Look up in the sky, is it a bird? A plane? No, it’s obviously the Earth’s famous second moon.
Asteroids generally do one of three things when they get a but too close for our liking: they smack into us, miss or, as asteroid 2024 PT5 did, get captured by Earth’s gravity.
The space rock first started looping around the planet in late September but will be breaking free from this gravitational tether very soon.
Well, according to NASA, 4.43pm next Monday to be exact
The mini-moon is only 3,760,000km from Earth. That certainly might sound like a lot – or at least how far the sofa from the TV remote can feel sometimes – but it’s barely a stone’s throw in the world of space.

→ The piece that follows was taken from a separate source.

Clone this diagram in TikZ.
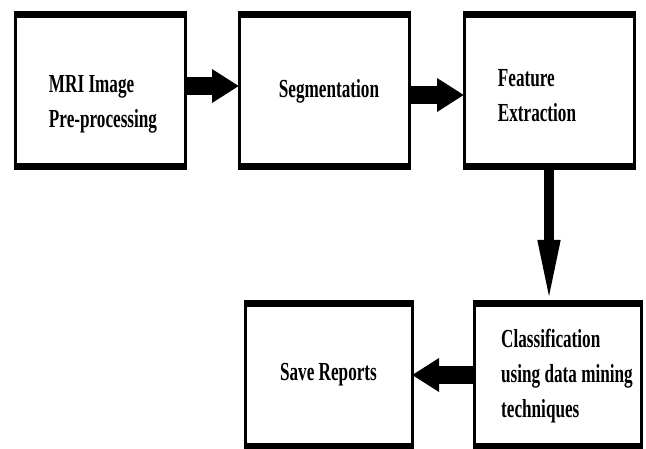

‘Mini’ is also the key word here. Asteroid 2024 PT5 is only 37-feet or so long – the size of a bus. The Moon-moon is roughly 11,400,000 feet.
Our new lunar neighbour has travelled far to reach us. Experts think it hails from the Arjuna asteroid belt, a ring of primordial crumbs 93million miles from the Sun.
NASA officials speculate it might be a fragment of the Earth’s Moon itself from an ancient impact that has by pure chance found its way back.
PT5 was first picked up by Complutense University of Madrid scientists using a powerful, NASA-funded telescope in Sutherland, South Africa.
‘Mini-moons’ are celestial objects like asteroids or comets that do drive-by visits to the Earth. Though some later revealed by astronomers to be diminutive space junk like satellite scraps or lost rockets.
Mini-moons are very difficult to detect and only in recent decades have scientists been able to spot them – we’ve seen five since the 1980s.
Asteroid 2022 NX1 hitched a ride on our gravity two years ago and had actually been captured before in 1981 and will zip around us again in 2051.
But 2024 PT5 might be too much of a lil guy to be officially classed as a mini-moon. Near-Earth rocks need to fully orbit the Earth in a circle to be bona fide mini-moon, while our planet’s gravity is flinging 2024 PT5 around in a horseshoe shape back out into the abyss of space.
Though, it seems 2024 PT5 has some attachment issues. NASA says it will be back drifting by us in January before continuing its orbit of the Sun.